The biggest talk around town here is trying to get the big companies to start bring back all the jobs from over seas. 

The first step is dumping money into the national constructional and highway infrastructure to stimulate building sector and second step is bring back all the outsourced jobs.

I hope both happen and accomplish what we need right now


----------



## KillerToiletSpider (May 27, 2007)

rbsremodeling said:


> Agreed.
> 
> The biggest talk around town here is trying to get the big companies to start bring back all the jobs from over seas.


I really don't see that happening, unless they re-establish strict and high tarriffs to make it impossible to manufacture things out of country, as well as doing away with NAFTA.


----------



## rbsremodeling (Nov 12, 2007)

KillerToiletSpider said:


> I really don't see that happening, unless they re-establish strict and high tarriffs to make it impossible to manufacture things out of country, as well as doing away with NAFTA.
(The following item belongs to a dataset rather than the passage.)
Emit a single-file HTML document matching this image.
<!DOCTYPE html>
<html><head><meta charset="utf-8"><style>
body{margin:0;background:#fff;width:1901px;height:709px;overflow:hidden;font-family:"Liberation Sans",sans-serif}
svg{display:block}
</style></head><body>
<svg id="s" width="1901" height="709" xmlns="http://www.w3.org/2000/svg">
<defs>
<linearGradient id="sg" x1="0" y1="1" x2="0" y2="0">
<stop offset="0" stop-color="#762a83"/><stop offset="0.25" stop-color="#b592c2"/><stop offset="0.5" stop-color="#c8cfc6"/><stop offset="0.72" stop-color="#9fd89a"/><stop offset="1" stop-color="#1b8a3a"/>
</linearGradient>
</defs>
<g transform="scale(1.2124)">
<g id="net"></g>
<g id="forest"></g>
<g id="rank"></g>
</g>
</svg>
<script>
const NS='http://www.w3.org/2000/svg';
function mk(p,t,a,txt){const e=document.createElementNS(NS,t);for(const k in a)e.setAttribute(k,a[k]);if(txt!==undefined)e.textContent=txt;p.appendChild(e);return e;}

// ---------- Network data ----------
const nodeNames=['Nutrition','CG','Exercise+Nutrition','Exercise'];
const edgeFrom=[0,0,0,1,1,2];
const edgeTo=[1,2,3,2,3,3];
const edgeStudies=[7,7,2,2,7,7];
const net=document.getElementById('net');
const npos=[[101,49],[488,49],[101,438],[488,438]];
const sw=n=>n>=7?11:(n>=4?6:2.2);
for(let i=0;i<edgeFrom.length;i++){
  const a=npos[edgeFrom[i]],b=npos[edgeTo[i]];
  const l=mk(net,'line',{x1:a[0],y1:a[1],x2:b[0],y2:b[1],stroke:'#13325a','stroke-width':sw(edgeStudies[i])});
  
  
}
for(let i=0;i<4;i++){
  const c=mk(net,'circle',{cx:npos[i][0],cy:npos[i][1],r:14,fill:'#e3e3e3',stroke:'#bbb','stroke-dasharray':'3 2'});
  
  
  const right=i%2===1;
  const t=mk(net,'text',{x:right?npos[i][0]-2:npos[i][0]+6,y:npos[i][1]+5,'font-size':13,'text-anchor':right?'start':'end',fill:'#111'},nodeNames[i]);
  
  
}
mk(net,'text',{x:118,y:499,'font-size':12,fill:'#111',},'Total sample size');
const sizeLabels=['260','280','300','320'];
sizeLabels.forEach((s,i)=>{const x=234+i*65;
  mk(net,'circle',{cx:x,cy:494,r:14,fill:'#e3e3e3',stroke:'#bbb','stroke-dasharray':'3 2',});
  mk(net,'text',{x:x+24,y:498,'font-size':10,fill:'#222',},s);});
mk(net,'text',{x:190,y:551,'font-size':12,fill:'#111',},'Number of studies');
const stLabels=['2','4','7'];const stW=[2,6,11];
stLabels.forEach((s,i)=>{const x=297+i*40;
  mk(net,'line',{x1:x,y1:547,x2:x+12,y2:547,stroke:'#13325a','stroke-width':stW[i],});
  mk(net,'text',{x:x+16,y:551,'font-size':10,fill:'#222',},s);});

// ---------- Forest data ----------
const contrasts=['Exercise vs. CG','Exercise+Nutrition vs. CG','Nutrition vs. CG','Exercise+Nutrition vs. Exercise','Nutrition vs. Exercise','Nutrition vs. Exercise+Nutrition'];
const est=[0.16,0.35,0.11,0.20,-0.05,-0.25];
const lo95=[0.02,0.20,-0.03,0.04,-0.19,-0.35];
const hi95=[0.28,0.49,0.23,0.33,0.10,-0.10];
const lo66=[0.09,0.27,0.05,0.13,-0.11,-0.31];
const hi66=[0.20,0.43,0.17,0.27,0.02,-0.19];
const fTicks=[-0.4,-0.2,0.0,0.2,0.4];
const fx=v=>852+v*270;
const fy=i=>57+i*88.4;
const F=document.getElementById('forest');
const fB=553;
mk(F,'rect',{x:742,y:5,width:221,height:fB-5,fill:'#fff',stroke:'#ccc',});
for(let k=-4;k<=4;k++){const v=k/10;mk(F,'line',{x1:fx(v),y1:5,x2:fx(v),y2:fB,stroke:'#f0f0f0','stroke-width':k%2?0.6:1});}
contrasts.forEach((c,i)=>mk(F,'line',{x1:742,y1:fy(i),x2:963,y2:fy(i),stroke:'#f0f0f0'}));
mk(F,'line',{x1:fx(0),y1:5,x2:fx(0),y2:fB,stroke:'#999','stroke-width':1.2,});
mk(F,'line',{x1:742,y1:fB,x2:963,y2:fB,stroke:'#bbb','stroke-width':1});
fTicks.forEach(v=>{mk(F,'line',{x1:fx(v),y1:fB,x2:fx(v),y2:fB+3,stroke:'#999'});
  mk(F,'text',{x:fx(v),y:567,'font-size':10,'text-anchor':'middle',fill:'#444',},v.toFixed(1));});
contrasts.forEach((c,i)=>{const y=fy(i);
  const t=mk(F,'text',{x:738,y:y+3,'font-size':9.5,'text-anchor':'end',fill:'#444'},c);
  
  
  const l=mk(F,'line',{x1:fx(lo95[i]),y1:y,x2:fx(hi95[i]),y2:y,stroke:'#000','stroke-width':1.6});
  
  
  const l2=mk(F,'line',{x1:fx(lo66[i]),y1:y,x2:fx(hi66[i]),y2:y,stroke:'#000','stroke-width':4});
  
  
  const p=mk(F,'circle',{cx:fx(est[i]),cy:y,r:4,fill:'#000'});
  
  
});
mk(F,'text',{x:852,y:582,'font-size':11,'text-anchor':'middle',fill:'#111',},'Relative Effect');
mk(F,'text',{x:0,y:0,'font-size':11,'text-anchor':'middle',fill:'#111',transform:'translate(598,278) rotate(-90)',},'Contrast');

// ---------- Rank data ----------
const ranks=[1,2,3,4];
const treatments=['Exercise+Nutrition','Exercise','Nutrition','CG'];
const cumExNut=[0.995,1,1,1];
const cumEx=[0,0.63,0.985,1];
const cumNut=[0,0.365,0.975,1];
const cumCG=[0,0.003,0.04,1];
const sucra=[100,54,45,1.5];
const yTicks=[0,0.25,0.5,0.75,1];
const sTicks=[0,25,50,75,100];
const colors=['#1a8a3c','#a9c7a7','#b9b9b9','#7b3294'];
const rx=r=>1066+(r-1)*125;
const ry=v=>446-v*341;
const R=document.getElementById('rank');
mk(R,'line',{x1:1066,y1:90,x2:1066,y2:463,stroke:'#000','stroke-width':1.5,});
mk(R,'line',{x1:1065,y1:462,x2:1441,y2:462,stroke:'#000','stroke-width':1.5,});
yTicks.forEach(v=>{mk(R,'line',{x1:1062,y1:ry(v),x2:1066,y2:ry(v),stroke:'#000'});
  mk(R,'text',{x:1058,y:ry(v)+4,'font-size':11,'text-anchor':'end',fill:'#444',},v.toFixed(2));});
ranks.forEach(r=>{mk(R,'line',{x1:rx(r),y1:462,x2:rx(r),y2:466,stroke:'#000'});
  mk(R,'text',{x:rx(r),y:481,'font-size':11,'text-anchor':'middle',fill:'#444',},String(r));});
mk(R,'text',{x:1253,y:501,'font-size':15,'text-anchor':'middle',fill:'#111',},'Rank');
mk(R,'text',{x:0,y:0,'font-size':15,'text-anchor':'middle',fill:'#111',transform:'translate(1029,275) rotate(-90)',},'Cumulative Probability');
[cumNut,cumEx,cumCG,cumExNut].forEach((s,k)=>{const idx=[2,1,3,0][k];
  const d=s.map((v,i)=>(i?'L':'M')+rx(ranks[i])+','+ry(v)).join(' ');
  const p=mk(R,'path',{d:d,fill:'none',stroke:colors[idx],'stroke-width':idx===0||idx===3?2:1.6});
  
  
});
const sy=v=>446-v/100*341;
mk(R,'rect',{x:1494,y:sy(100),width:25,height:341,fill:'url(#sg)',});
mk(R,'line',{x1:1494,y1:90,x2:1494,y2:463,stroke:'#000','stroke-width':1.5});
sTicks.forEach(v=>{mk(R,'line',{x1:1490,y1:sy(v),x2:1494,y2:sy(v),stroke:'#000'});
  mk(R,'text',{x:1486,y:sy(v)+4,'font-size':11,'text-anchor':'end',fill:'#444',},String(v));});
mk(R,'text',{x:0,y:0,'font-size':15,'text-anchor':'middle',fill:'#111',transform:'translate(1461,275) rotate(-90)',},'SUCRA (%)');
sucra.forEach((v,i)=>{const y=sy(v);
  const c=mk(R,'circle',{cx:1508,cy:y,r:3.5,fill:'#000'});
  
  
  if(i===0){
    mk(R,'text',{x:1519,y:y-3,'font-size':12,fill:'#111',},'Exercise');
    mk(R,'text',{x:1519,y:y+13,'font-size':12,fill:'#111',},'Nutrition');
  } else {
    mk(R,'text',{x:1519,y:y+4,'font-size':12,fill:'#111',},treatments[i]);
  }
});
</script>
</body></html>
Sadly I know the second part won't happen but we all got to have our dreams right.:sad: 

I just don't understand how they don't see or care how much this is hurting our country.


----------



## KillerToiletSpider (May 27, 2007)

rbsremodeling said:


> I just don't understand how they don't see or care how much this is hurting our country.


It's called greed.

The next big thing is going to be alternative energy, whether we like it or not, I have already been looking into it, some of the stuff that is being researched is amazing. Researchers at the University of Washington have developed a way to make fuel grade hydrogen out of sewage.


----------



## RollinSoLo (Apr 16, 2008)

Then the University of Washington will Owe me Royalties every time I dookie .


----------



## hungry4knowhow (Jul 25, 2009)

RollinSoLo said:


> Then the University of Washington will Owe me Royalties every time I dookie .


Priceless! I spit coffee out on that one:thumbsup:


----------